Starting with the first line of the data below, copy each line up to and including the one containing "plt.rcParams['font.family'] = ['Liberation". Pictures stay out.
++++ DATA ++++
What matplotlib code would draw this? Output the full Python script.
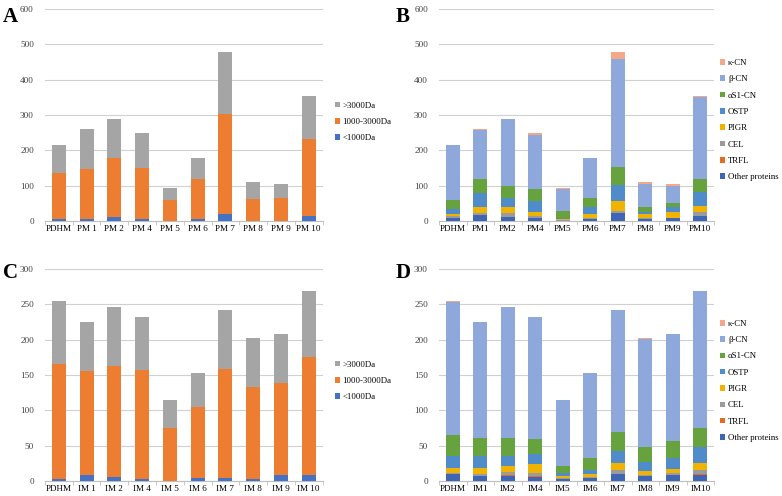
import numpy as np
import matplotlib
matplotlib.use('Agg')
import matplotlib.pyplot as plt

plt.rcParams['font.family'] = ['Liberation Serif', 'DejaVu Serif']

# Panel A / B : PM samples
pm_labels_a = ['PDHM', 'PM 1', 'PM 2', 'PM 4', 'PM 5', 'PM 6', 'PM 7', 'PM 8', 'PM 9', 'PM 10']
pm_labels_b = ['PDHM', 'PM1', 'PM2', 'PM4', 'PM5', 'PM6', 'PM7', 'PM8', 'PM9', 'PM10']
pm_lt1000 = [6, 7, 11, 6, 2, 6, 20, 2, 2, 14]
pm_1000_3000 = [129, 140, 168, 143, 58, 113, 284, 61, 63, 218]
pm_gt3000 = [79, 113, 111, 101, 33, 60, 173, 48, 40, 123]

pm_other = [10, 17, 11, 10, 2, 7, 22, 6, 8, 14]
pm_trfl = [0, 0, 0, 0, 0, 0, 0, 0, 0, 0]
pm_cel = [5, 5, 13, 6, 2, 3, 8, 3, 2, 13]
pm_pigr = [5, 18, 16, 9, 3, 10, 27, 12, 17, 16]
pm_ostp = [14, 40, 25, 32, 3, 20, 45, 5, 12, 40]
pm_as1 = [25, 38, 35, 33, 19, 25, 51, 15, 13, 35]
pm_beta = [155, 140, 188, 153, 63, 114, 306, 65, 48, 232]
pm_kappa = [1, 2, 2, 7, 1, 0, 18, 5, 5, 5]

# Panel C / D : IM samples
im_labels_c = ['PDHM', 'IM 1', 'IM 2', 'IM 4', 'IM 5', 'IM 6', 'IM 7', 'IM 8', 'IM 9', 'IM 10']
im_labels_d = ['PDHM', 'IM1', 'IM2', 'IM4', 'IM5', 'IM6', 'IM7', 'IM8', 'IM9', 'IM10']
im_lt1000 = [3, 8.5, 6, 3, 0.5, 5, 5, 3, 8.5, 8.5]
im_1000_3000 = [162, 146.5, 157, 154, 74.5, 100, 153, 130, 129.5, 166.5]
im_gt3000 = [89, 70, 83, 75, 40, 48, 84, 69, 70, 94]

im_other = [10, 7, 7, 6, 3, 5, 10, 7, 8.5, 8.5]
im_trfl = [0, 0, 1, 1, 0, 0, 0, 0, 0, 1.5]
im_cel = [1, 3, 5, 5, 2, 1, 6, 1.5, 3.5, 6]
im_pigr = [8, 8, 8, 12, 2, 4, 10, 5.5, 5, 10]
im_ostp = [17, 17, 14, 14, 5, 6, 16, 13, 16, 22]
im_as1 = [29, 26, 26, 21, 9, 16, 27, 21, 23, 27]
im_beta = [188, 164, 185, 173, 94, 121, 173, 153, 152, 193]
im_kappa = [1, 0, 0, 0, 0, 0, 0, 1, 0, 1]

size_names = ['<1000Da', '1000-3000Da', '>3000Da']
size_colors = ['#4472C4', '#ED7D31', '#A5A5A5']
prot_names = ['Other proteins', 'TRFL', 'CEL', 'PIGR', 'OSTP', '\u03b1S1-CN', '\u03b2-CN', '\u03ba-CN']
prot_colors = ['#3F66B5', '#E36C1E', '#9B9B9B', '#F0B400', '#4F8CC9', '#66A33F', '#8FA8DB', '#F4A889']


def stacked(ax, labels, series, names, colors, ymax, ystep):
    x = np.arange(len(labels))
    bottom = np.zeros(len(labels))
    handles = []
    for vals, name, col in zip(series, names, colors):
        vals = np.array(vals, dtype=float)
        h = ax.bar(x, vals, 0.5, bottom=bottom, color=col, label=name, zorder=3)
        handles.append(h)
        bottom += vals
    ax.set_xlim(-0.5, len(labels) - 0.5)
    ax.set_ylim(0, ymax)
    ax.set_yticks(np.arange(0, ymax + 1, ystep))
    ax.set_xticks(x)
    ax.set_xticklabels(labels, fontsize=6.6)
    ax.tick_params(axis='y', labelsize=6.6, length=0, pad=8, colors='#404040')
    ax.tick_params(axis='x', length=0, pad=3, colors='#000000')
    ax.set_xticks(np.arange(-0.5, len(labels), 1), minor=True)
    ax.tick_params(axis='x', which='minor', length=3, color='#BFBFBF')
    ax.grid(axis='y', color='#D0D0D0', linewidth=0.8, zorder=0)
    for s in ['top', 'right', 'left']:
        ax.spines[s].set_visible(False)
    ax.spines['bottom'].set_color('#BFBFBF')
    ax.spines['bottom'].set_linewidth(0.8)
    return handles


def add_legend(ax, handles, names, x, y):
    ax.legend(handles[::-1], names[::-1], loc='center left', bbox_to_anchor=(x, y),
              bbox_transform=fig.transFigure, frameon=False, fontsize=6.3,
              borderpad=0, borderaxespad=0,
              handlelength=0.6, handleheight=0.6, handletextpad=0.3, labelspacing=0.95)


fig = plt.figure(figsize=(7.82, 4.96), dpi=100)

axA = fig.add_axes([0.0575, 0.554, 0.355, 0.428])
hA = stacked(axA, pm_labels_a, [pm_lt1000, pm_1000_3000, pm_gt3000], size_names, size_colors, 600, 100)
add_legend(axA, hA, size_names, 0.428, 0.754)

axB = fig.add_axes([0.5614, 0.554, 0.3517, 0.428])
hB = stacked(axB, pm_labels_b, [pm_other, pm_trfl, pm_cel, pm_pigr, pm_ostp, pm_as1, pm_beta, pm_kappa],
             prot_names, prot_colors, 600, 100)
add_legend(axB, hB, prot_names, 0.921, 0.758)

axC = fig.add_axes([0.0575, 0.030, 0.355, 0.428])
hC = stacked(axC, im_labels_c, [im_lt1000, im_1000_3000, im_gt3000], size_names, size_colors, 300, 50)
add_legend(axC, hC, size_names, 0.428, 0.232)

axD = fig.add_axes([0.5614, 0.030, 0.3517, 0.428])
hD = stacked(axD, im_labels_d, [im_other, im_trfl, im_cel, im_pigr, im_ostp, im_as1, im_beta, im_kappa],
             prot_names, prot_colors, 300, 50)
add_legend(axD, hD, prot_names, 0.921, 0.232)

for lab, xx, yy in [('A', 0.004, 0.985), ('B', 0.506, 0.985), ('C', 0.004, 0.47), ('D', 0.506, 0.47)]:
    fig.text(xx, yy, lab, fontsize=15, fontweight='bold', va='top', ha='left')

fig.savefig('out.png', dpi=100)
++++
== ANSWER TO THE EXERCISE ==
What matplotlib code would draw this? Output the full Python script.
import numpy as np
import matplotlib
matplotlib.use('Agg')
import matplotlib.pyplot as plt

plt.rcParams['font.family'] = ['Liberation Serif', 'DejaVu Serif']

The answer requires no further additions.